**Work to complete:** Retype exactly what runs from the first line of the data to the line with "from matplotlib.patches import", keeping both of those lines and skipping pictures.

**Data for this task:**

======

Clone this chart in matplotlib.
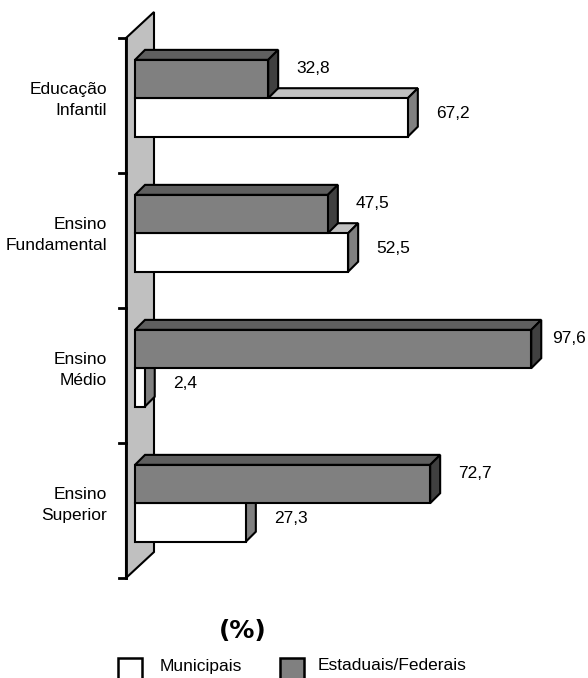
import matplotlib
matplotlib.use("Agg")
import matplotlib.pyplot as plt
from matplotlib.patches import Polygon, Rectangle

# ---- data -------------------------------------------------------------
categories = ["Educação\nInfantil", "Ensino\nFundamental", "Ensino\nMédio", "Ensino\nSuperior"]
municipais = [67.2, 52.5, 2.4, 27.3]
estaduais_federais = [32.8, 47.5, 97.6, 72.7]
series_names = ["Municipais", "Estaduais/Federais"]
unit_label = "(%)"

# ---- layout (pixels) --------------------------------------------------
W, H = 588, 678
PX_PER_UNIT = 4.06      # horizontal pixels per percentage point
X0_PX = 135             # pixel column of value 0
BAND_PX = 135           # pixel height of one category band
Y0_PX = 38              # pixel row of the first category boundary

plt.rcParams["font.family"] = ["Liberation Sans", "DejaVu Sans"]

fig = plt.figure(figsize=(W / 100, H / 100), dpi=100)
ax = fig.add_axes([0, 0, 1, 1])
ax.set_xlim(-X0_PX / PX_PER_UNIT, (W - X0_PX) / PX_PER_UNIT)
ax.set_ylim((H - Y0_PX) / BAND_PX, -Y0_PX / BAND_PX)
ax.axis("off")

ux = 1 / PX_PER_UNIT    # one pixel in x units
uy = 1 / BAND_PX        # one pixel in y units

LW = 1.5
EDGE = "black"

# ---- back wall --------------------------------------------------------
n = len(categories)
wall_front_x = -9 * ux
wall_dx, wall_dy = 28 * ux, 26 * uy
wall = Polygon([(wall_front_x, 0), (wall_front_x + wall_dx, -wall_dy),
                (wall_front_x + wall_dx, n - wall_dy), (wall_front_x, n)],
               closed=True, facecolor="#c0c0c0", edgecolor=EDGE, lw=LW, zorder=1)
ax.add_patch(wall)
ax.plot([wall_front_x, wall_front_x], [0, n], color=EDGE, lw=2.0, zorder=2,
        solid_capstyle="projecting")
for i in range(n + 1):
    ax.plot([wall_front_x - 7 * ux, wall_front_x], [i, i], color=EDGE, lw=2.0, zorder=2)

# ---- 3D bars ----------------------------------------------------------
bar_dx, bar_dy = 10 * ux, 10 * uy


def bar3d(value, ytop, ybot, front, top, side, z):
    x0, x1 = 0.0, value
    faces = [
        ([(x0, ytop), (x0 + bar_dx, ytop - bar_dy), (x1 + bar_dx, ytop - bar_dy), (x1, ytop)], top),
        ([(x1, ytop), (x1 + bar_dx, ytop - bar_dy), (x1 + bar_dx, ybot - bar_dy), (x1, ybot)], side),
        ([(x0, ytop), (x1, ytop), (x1, ybot), (x0, ybot)], front),
    ]
    for pts, col in faces:
        ax.add_patch(Polygon(pts, closed=True, facecolor=col, edgecolor=EDGE,
                             lw=LW, joinstyle="miter", zorder=z))


TOP_FRAC, MID_FRAC, BOT_FRAC = 0.162, 0.446, 0.731
label_gap = 18 * ux
label_xmax = (552 - X0_PX) * ux

for i in range(n):
    m = municipais[i]
    e = estaduais_federais[i]
    # white (municipal) bar sits below and behind the grey bar's front plane
    bar3d(m, i + MID_FRAC, i + BOT_FRAC, "white", "#c0c0c0", "#808080", 3 + 2 * i)
    bar3d(e, i + TOP_FRAC, i + MID_FRAC, "#808080", "#5f5f5f", "#404040", 4 + 2 * i)

    lx_e = min(e + bar_dx + label_gap, label_xmax)
    lx_m = min(m + bar_dx + label_gap, label_xmax)
    ax.text(lx_e, i + (TOP_FRAC + MID_FRAC) / 2 - 11 * uy, f"{e:.1f}".replace(".", ","),
            ha="left", va="center", fontsize=12.5, color="black")
    ax.text(lx_m, i + (MID_FRAC + BOT_FRAC) / 2 - 4 * uy, f"{m:.1f}".replace(".", ","),
            ha="left", va="center", fontsize=12.5, color="black")

    ax.text((107 - X0_PX) * ux, i + 0.46, categories[i], ha="right", va="center",
            multialignment="right", fontsize=12.5, color="black", linespacing=1.45)

# ---- legend -----------------------------------------------------------
fig.text(243 / W, 1 - 631 / H, unit_label, ha="center", va="center",
         fontsize=18, fontweight="bold", family=["DejaVu Sans"])

sq = 24
for (px, tx), name, col in zip([(118, 160), (280, 318)], series_names, ["white", "#808080"]):
    fig.patches.append(Rectangle((px / W, 1 - (658 + sq) / H), sq / W, sq / H,
                                 transform=fig.transFigure, facecolor=col,
                                 edgecolor=EDGE, lw=1.8))
    fig.text(tx / W, 1 - 666 / H, name, ha="left", va="center", fontsize=12.5)

fig.savefig("out.png", dpi=100)
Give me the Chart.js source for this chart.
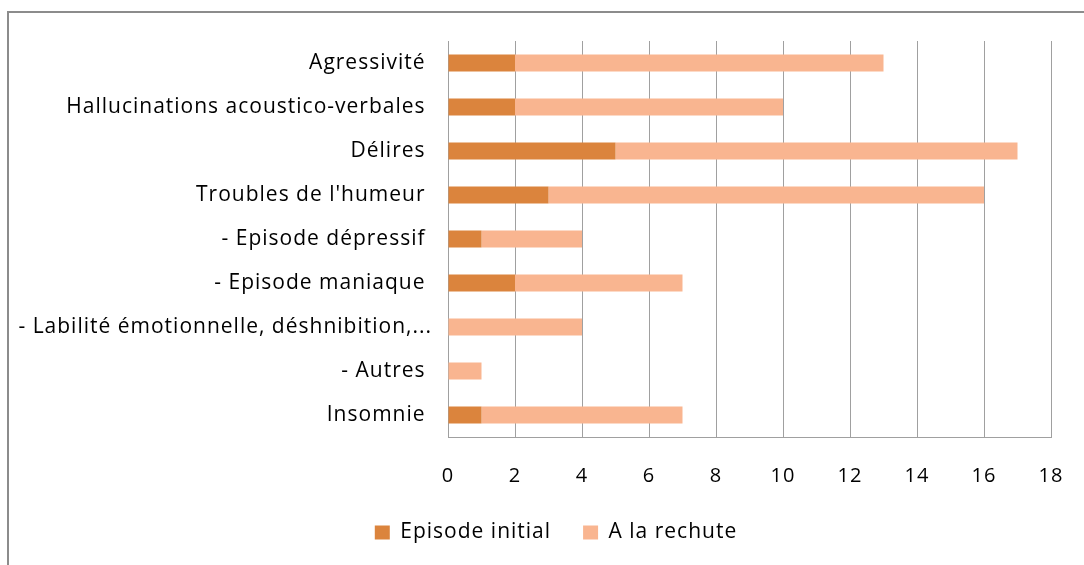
<!DOCTYPE html>
<html>
<head>
<meta charset="utf-8">
<script src="https://cdn.jsdelivr.net/npm/chart.js@4"></script>
<style>
  html, body { margin: 0; padding: 0; background: #fff; overflow: hidden; }
  #frame {
    position: absolute; left: 7px; top: 11px;
    width: 1100px; height: 600px;
    border: 2px solid #8c8c8c; box-sizing: border-box;
  }
  #wrap { position: absolute; left: 0; top: 0; width: 1084px; height: 565px; }
</style>
</head>
<body>
<div id="frame"></div>
<div id="wrap"><canvas id="chart"></canvas></div>
<script>
// Categories (top to bottom) and series values
const categories = [
    'Agressivité ',
    'Hallucinations acoustico-verbales ',
    'Délires ',
    'Troubles de l\'humeur ',
    '- Episode dépressif ',
    '- Episode maniaque ',
    '- Labilité émotionnelle, déshnibition,...',
    '- Autres ',
    'Insomnie '
];
const episodeInitial = [2, 2, 5, 3, 1, 2, 0, 0, 1];
const aLaRechute = [11, 8, 12, 13, 3, 5, 4, 1, 6];
const xTicks = [0, 2, 4, 6, 8, 10, 12, 14, 16, 18];

const FONT = '"Open Sans", Lato, sans-serif';
const gridColor = '#a0a0a0';

// The original text is set a little loose, so widen the letter spacing
const looseText = {
    id: 'looseText',
    beforeLayout(chart) { chart.ctx.letterSpacing = '1px'; },
    beforeDraw(chart) { chart.ctx.letterSpacing = '1px'; }
};

// Legend sits a bit right of the canvas centre in the original
const nudgeLegend = {
    id: 'nudgeLegend',
    afterLayout(chart) {
        if (chart.legend) chart.legend.left += 28;
    }
};

new Chart(document.getElementById('chart'), {
    type: 'bar',
    data: {
        labels: categories,
        datasets: [
            {
                label: 'Episode initial',
                data: episodeInitial,
                backgroundColor: '#DB843D',
                borderWidth: 0,
                barPercentage: 0.39,
                categoryPercentage: 1
            },
            {
                label: 'A la rechute',
                data: aLaRechute,
                backgroundColor: '#F9B590',
                borderWidth: 0,
                barPercentage: 0.39,
                categoryPercentage: 1
            }
        ]
    },
    plugins: [looseText, nudgeLegend],
    options: {
        indexAxis: 'y',
        responsive: true,
        maintainAspectRatio: false,
        animation: false,
        layout: { padding: { top: 41, right: 0, left: 0, bottom: 12 } },
        plugins: {
            legend: {
                position: 'bottom',
                labels: {
                    color: '#000',
                    font: { family: FONT, size: 21 },
                    boxWidth: 15,
                    boxHeight: 14,
                    padding: 32
                }
            },
            tooltip: { enabled: false }
        },
        scales: {
            x: {
                stacked: true,
                min: 0,
                max: 18,
                afterBuildTicks: (scale) => {
                    scale.ticks = xTicks.map(v => ({ value: v }));
                },
                afterFit: (scale) => {
                    scale.height = 53;
                    scale.paddingRight = 33;
                },
                grid: { color: gridColor, drawTicks: false },
                border: { color: gridColor, width: 1 },
                ticks: {
                    color: '#000',
                    font: { family: FONT, size: 20 },
                    padding: 27
                }
            },
            y: {
                stacked: true,
                afterFit: (scale) => { scale.width = 448; },
                grid: { display: false, drawTicks: false },
                border: { color: gridColor, width: 1 },
                ticks: {
                    color: '#000',
                    font: { family: FONT, size: 21 },
                    padding: 16,
                    autoSkip: false
                }
            }
        }
    }
});
</script>
</body>
</html>
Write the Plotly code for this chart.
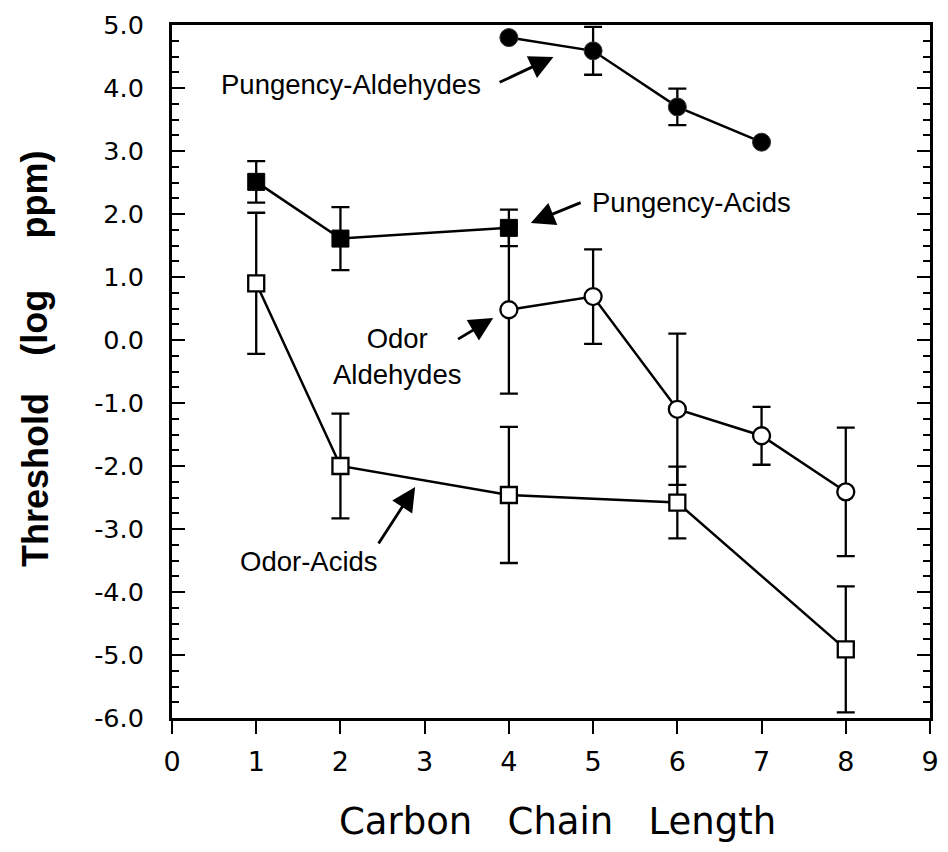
import plotly.graph_objects as go

# ---- data ----
pa_x = [4, 5, 6, 7]                      # Pungency-Aldehydes
pa_y = [4.80, 4.59, 3.70, 3.14]
pa_err = [0.0, 0.38, 0.29, 0.0]

pac_x = [1, 2, 4]                        # Pungency-Acids
pac_y = [2.51, 1.61, 1.78]
pac_err = [0.33, 0.50, 0.29]

oal_x = [4, 5, 6, 7, 8]                  # Odor Aldehydes
oal_y = [0.48, 0.69, -1.10, -1.52, -2.41]
oal_err = [1.33, 0.75, 1.20, 0.46, 1.02]

oac_x = [1, 2, 4, 6, 8]                  # Odor-Acids
oac_y = [0.90, -2.00, -2.46, -2.58, -4.91]
oac_err = [1.12, 0.83, 1.08, 0.57, 1.00]

y_tickvals = [-6, -5, -4, -3, -2, -1, 0, 1, 2, 3, 4, 5]
y_ticktext = ["-6.0", "-5.0", "-4.0", "-3.0", "-2.0", "-1.0", "0.0",
              "1.0", "2.0", "3.0", "4.0", "5.0"]
x_tickvals = [0, 1, 2, 3, 4, 5, 6, 7, 8, 9]

# ---- figure ----
fig = go.Figure()

def err(vals):
    return dict(type="data", array=vals, visible=True, color="black",
                thickness=2.3, width=9)

fig.add_trace(go.Scatter(
    x=oac_x, y=oac_y, mode="lines+markers", error_y=err(oac_err),
    line=dict(color="black", width=2.5),
    marker=dict(symbol="square", size=16, color="white",
                line=dict(color="black", width=2.3)),
    showlegend=False))

fig.add_trace(go.Scatter(
    x=oal_x, y=oal_y, mode="lines+markers", error_y=err(oal_err),
    line=dict(color="black", width=2.5),
    marker=dict(symbol="circle", size=17, color="white",
                line=dict(color="black", width=2.3)),
    showlegend=False))

fig.add_trace(go.Scatter(
    x=pac_x, y=pac_y, mode="lines+markers", error_y=err(pac_err),
    line=dict(color="black", width=2.5),
    marker=dict(symbol="square", size=17, color="black",
                line=dict(color="black", width=1)),
    showlegend=False))

fig.add_trace(go.Scatter(
    x=pa_x, y=pa_y, mode="lines+markers", error_y=err(pa_err),
    line=dict(color="black", width=2.5),
    marker=dict(symbol="circle", size=18, color="black",
                line=dict(color="#333", width=1)),
    showlegend=False))

lab_font = dict(family="Liberation Sans, Arial, sans-serif", size=27.5, color="black")

annotations = []
# text labels
annotations.append(dict(x=3.696, y=4.063, xref="x", yref="y", text="Pungency-Aldehydes",
                        showarrow=False, xanchor="right", yanchor="middle", font=lab_font))
annotations.append(dict(x=4.964, y=2.19, xref="x", yref="y", text="Pungency-Acids",
                        showarrow=False, xanchor="left", yanchor="middle", font=lab_font))
annotations.append(dict(x=2.675, y=-0.254, xref="x", yref="y", text="Odor<br>Aldehydes",
                        showarrow=False, xanchor="center", yanchor="middle", font=lab_font))
annotations.append(dict(x=1.625, y=-3.508, xref="x", yref="y", text="Odor-Acids",
                        showarrow=False, xanchor="center", yanchor="middle", font=lab_font))

# arrows (tip x,y ; tail ax,ay)
arrows = [
    (4.529, 4.492, 3.872, 4.079),
    (4.260, 1.857, 4.870, 2.190),
    (3.814, 0.349, 3.379, 0.0),
    (2.887, -2.333, 2.441, -3.254),
]
for (tx, ty, sx, sy) in arrows:
    annotations.append(dict(x=tx, y=ty, ax=sx, ay=sy, xref="x", yref="y",
                            axref="x", ayref="y", text="", showarrow=True,
                            arrowhead=2, arrowsize=1.7, arrowwidth=2.8,
                            arrowcolor="black", standoff=0, startstandoff=0))

# y-axis title, word by word (paper coords)
for word, ypaper in [("Threshold", 0.343), ("(log", 0.570), ("ppm)", 0.755)]:
    annotations.append(dict(x=-0.181, y=ypaper, xref="paper", yref="paper",
                            text=word, textangle=-90, showarrow=False,
                            xanchor="center", yanchor="middle",
                            font=dict(family="Liberation Sans, Arial, sans-serif",
                                      size=36, color="black", weight="bold")))

annotations.append(dict(x=0.508, y=-0.150, xref="paper", yref="paper",
                        text="Carbon   Chain   Length",
                        showarrow=False, xanchor="center", yanchor="middle",
                        font=dict(family="DejaVu Sans, sans-serif",
                                  size=37, color="black")))

fig.update_layout(
    width=948, height=852,
    margin=dict(l=172, r=9, t=25, b=134),
    paper_bgcolor="white", plot_bgcolor="white",
    annotations=annotations,
    showlegend=False,
)

fig.update_xaxes(
    range=[0, 9], tickmode="array", tickvals=x_tickvals,
    ticks="outside", ticklen=13, tickwidth=2, tickcolor="black",
    showline=True, linewidth=3, linecolor="black", mirror=True,
    showgrid=False, zeroline=False,
    tickfont=dict(family="DejaVu Sans, sans-serif", size=27, color="black"),
    ticklabelstandoff=5,
)
fig.update_yaxes(
    range=[-6, 5], tickmode="array", tickvals=y_tickvals, ticktext=y_ticktext,
    ticks="inside", ticklen=13, tickwidth=2, tickcolor="black",
    minor=dict(dtick=0.25, tick0=0, ticks="inside", ticklen=7, tickwidth=2,
               tickcolor="black", showgrid=False),
    showline=True, linewidth=3, linecolor="black", mirror="ticks",
    showgrid=False, zeroline=False,
    tickfont=dict(family="DejaVu Sans, sans-serif", size=25.5, color="black"),
    ticklabelstandoff=20,
)

fig.write_html("out.html")
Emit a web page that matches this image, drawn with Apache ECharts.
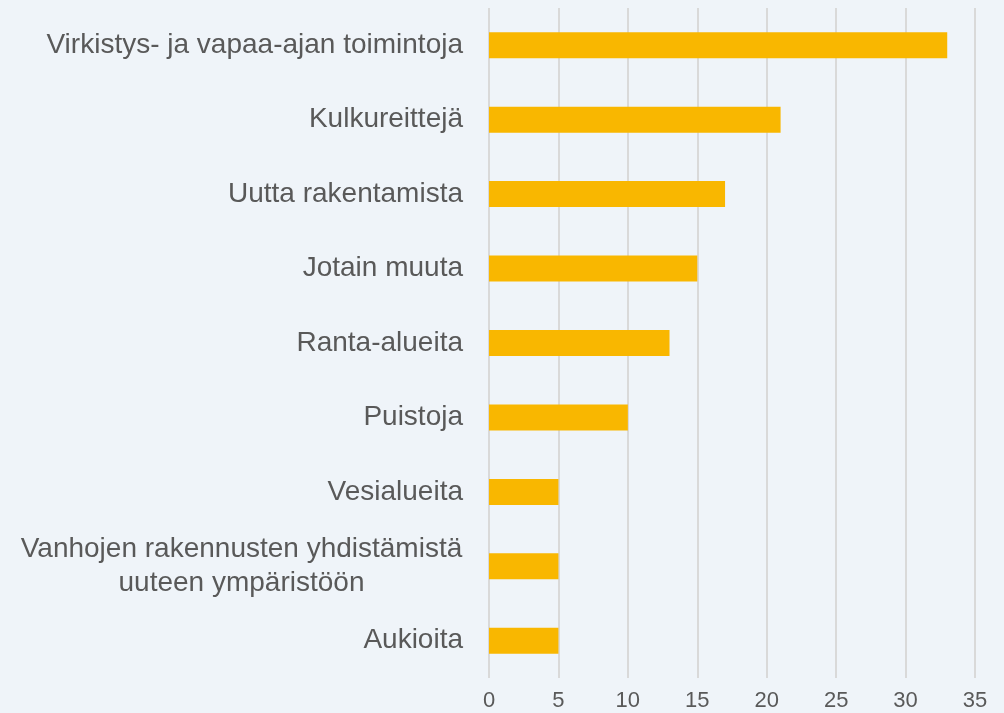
<!DOCTYPE html>
<html>
<head>
<meta charset="utf-8">
<script src="https://cdn.jsdelivr.net/npm/echarts@6/dist/echarts.min.js"></script>
<style>
  html, body { margin: 0; padding: 0; background: #eff4f9; }
  #main { width: 1004px; height: 713px; }
</style>
</head>
<body>
<div id="main"></div>
<script>
const categories = [
    'Virkistys- ja vapaa-ajan toimintoja',
    'Kulkureittejä',
    'Uutta rakentamista',
    'Jotain muuta',
    'Ranta-alueita',
    'Puistoja',
    'Vesialueita',
    'Vanhojen rakennusten yhdistämistä\nuuteen ympäristöön',
    'Aukioita'
];
const values = [33, 21, 17, 15, 13, 10, 5, 5, 5];

const chart = echarts.init(document.getElementById('main'));

// the two-line label is centred line by line, like in the original
const yData = categories.map(function (c) {
    if (c.indexOf('\n') < 0) return c;
    return { value: c, textStyle: { align: 'center', padding: [6, 443, 0, 0] } };
});

const option = {
    backgroundColor: '#eff4f9',
    animation: false,
    grid: { left: 489, right: 29, top: 8, bottom: 35, containLabel: false },
    xAxis: {
        type: 'value',
        min: 0,
        max: 35,
        interval: 5,
        axisLine: { show: false },
        axisTick: { show: false },
        splitLine: { show: true, lineStyle: { color: '#d9d9d9', width: 2 } },
        axisLabel: {
            color: '#595959',
            fontFamily: 'Liberation Sans, Arial, sans-serif',
            fontSize: 22,
            margin: 12
        }
    },
    yAxis: {
        type: 'category',
        data: yData,
        inverse: true,
        axisLine: { show: false },
        axisTick: { show: false },
        axisLabel: {
            color: '#595959',
            fontFamily: 'Liberation Sans, Arial, sans-serif',
            fontSize: 28,
            lineHeight: 34,
            margin: 26,
            align: 'right'
        }
    },
    series: [{
        type: 'bar',
        data: values,
        barWidth: 26,
        itemStyle: { color: '#f9b700' }
    }]
};

chart.setOption(option);
</script>
</body>
</html>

======

**Full response:**
Clone this chart in matplotlib.
import matplotlib
matplotlib.use("Agg")
import matplotlib.pyplot as plt
from matplotlib.patches import Polygon, Rectangle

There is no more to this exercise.